### The exercise
Retype the whole listing verbatim and keep the pictures out of it.

### Supplied material

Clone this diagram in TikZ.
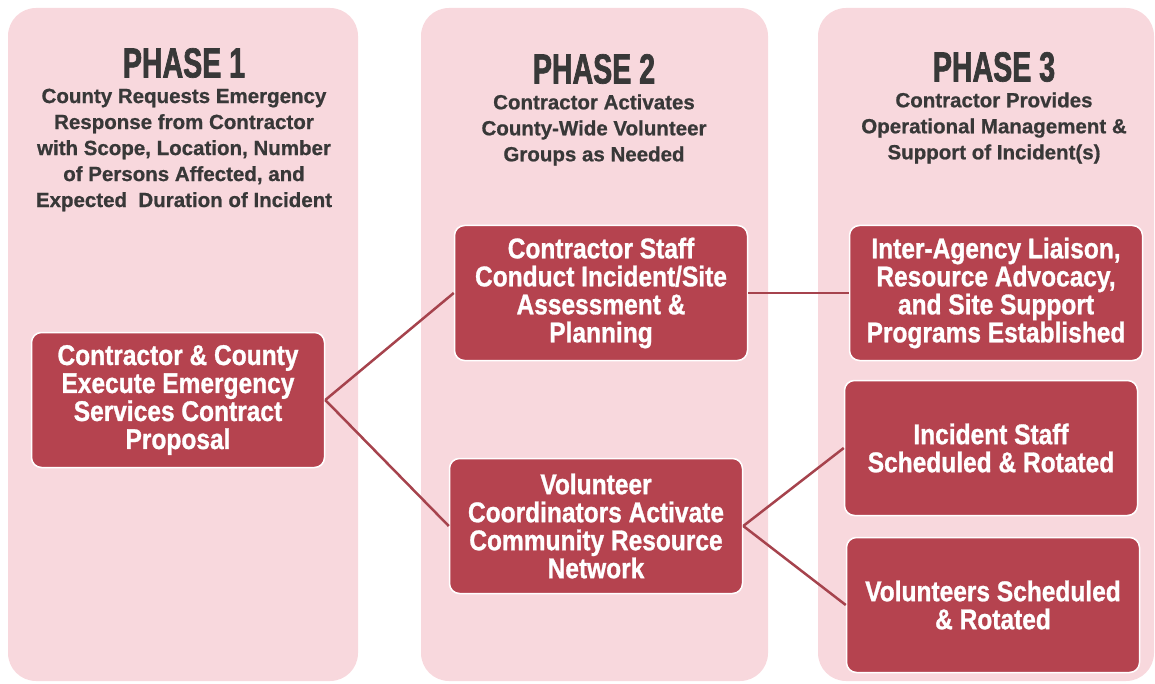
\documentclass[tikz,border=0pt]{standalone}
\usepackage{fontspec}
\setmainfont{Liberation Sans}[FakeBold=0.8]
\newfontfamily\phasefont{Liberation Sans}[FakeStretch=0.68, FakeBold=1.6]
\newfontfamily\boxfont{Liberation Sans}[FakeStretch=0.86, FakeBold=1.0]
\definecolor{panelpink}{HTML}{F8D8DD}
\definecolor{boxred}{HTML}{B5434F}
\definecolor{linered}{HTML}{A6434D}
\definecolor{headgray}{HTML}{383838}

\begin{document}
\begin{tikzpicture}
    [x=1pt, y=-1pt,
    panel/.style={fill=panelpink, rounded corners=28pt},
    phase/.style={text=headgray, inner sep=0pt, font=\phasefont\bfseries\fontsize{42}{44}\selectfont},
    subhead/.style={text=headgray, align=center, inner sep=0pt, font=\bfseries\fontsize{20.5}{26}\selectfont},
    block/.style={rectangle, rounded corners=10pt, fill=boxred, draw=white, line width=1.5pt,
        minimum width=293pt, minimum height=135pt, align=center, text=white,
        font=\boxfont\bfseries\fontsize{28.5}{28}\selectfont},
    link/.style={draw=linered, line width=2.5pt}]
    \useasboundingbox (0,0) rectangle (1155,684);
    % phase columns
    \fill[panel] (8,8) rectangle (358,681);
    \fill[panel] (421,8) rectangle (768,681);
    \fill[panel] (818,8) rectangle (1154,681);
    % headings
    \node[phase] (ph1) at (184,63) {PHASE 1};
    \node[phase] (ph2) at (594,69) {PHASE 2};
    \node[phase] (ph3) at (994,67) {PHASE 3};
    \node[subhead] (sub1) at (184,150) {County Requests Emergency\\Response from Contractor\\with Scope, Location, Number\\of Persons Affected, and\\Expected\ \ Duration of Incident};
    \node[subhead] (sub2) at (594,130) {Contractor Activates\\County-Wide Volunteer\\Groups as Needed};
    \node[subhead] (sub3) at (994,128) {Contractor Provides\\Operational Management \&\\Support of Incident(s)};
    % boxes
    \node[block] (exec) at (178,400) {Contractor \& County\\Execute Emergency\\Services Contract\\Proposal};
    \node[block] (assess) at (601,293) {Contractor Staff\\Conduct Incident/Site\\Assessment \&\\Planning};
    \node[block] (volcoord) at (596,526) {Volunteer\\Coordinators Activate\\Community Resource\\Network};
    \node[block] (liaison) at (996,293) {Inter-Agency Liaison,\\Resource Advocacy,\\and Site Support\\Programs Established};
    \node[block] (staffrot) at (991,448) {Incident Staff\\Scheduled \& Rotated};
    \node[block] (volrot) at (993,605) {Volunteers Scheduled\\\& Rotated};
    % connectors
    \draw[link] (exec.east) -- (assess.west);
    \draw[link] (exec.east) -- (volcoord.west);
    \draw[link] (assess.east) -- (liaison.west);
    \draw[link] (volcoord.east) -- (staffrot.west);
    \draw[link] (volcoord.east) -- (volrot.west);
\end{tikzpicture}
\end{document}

### Written response
Clone this diagram in TikZ.
\documentclass[tikz,border=0pt]{standalone}
\usepackage{fontspec}
\setmainfont{Liberation Sans}[FakeBold=0.8]
\newfontfamily\phasefont{Liberation Sans}[FakeStretch=0.68, FakeBold=1.6]
\newfontfamily\boxfont{Liberation Sans}[FakeStretch=0.86, FakeBold=1.0]
\definecolor{panelpink}{HTML}{F8D8DD}
\definecolor{boxred}{HTML}{B5434F}
\definecolor{linered}{HTML}{A6434D}
\definecolor{headgray}{HTML}{383838}

\begin{document}
\begin{tikzpicture}
    [x=1pt, y=-1pt,
    panel/.style={fill=panelpink, rounded corners=28pt},
    phase/.style={text=headgray, inner sep=0pt, font=\phasefont\bfseries\fontsize{42}{44}\selectfont},
    subhead/.style={text=headgray, align=center, inner sep=0pt, font=\bfseries\fontsize{20.5}{26}\selectfont},
    block/.style={rectangle, rounded corners=10pt, fill=boxred, draw=white, line width=1.5pt,
        minimum width=293pt, minimum height=135pt, align=center, text=white,
        font=\boxfont\bfseries\fontsize{28.5}{28}\selectfont},
    link/.style={draw=linered, line width=2.5pt}]
    \useasboundingbox (0,0) rectangle (1155,684);
    % phase columns
    \fill[panel] (8,8) rectangle (358,681);
    \fill[panel] (421,8) rectangle (768,681);
    \fill[panel] (818,8) rectangle (1154,681);
    % headings
    \node[phase] (ph1) at (184,63) {PHASE 1};
    \node[phase] (ph2) at (594,69) {PHASE 2};
    \node[phase] (ph3) at (994,67) {PHASE 3};
    \node[subhead] (sub1) at (184,150) {County Requests Emergency\\Response from Contractor\\with Scope, Location, Number\\of Persons Affected, and\\Expected\ \ Duration of Incident};
    \node[subhead] (sub2) at (594,130) {Contractor Activates\\County-Wide Volunteer\\Groups as Needed};
    \node[subhead] (sub3) at (994,128) {Contractor Provides\\Operational Management \&\\Support of Incident(s)};
    % boxes
    \node[block] (exec) at (178,400) {Contractor \& County\\Execute Emergency\\Services Contract\\Proposal};
    \node[block] (assess) at (601,293) {Contractor Staff\\Conduct Incident/Site\\Assessment \&\\Planning};
    \node[block] (volcoord) at (596,526) {Volunteer\\Coordinators Activate\\Community Resource\\Network};
    \node[block] (liaison) at (996,293) {Inter-Agency Liaison,\\Resource Advocacy,\\and Site Support\\Programs Established};
    \node[block] (staffrot) at (991,448) {Incident Staff\\Scheduled \& Rotated};
    \node[block] (volrot) at (993,605) {Volunteers Scheduled\\\& Rotated};
    % connectors
    \draw[link] (exec.east) -- (assess.west);
    \draw[link] (exec.east) -- (volcoord.west);
    \draw[link] (assess.east) -- (liaison.west);
    \draw[link] (volcoord.east) -- (staffrot.west);
    \draw[link] (volcoord.east) -- (volrot.west);
\end{tikzpicture}
\end{document}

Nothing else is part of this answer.